In an attempt to revitalize my blog, I recently switched themes, this time to the cool Magazeen theme and decided to highlight some fresh and inspiring content by cherry-picking tweets. Inspired by Dan Cederholm's Simplebits, where "tweets" were mixed with blog posts way before twitter was started, I decided to aggregate some of my tweets on my site. Let's see how I've done it.
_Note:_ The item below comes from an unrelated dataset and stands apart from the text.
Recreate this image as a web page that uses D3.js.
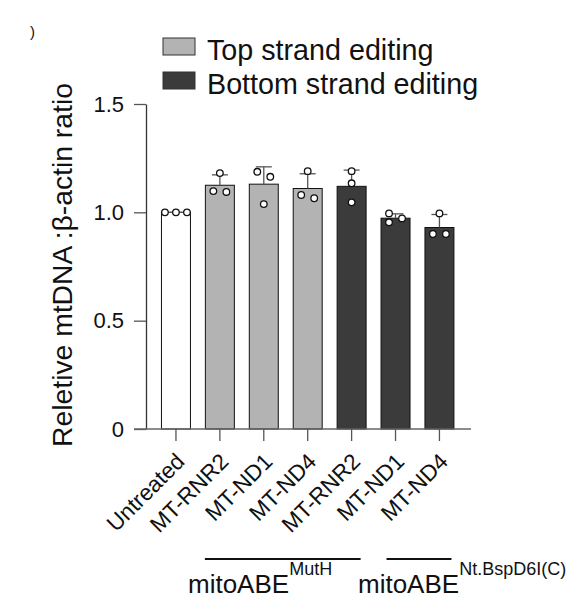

Well, it sounds easy, right, since Twitter has this feed of tweets for each user, so I could just grab my feed and display items from there? First of all, I needed to be able to highlight them among blog posts. I'm still undecided on allowing comments or not (not that I expect floods of comments, but picking tweets out of their home medium and allowing comments here might not be conceptually right). But them being nodes allows me to list them with the blog posts and to include them in the site feed. While this might get duplicate content for people who both follow my blog and twitter feed, I decided to highlight some items for their usefulness, and having them as nodes ensures that they can be on for longer, sticking them out of the quick waterfall of twitter.
So to create nodes of feed items, I picked the coolest kid on the block, Feeds module. It creates tweet nodes for me dutifully (see the project page for setup instructions and video links). For those nodes to be unpublished by default, I learned (via twitter), that the default node type settings are adhered to. This still does not allow me to provide a default author and default input format (see below), but it is an experiment so far, so it will get better.
Tweets have certain special items like @username references and #hashtags. These should be linked to their respective twitter.com pages, and twitter module has input filters for these which I could use to build up an input format. (Given my use case, I had no use for the rest of the twitter module, so I took the format code into my site-specific module, and do not actually use twitter.module.) The twitter feed also includes my username at the beginning, which my site readers will either know or do not care about, so I also wrote a quick filter which will transform my username to a "from twitter" link at the end of the node body.
Finally, some custom theming needed to be done for tweet nodes. Hiding the node title and author seemed appropriate, as well as some font size adjustments, so tweets stand out a bit.
I'll surely keep refining this, and if nothing else, the cherry-picking process gives me reasons to come back to my blog more often, so it might inspire me to write more, which could be useful on its own.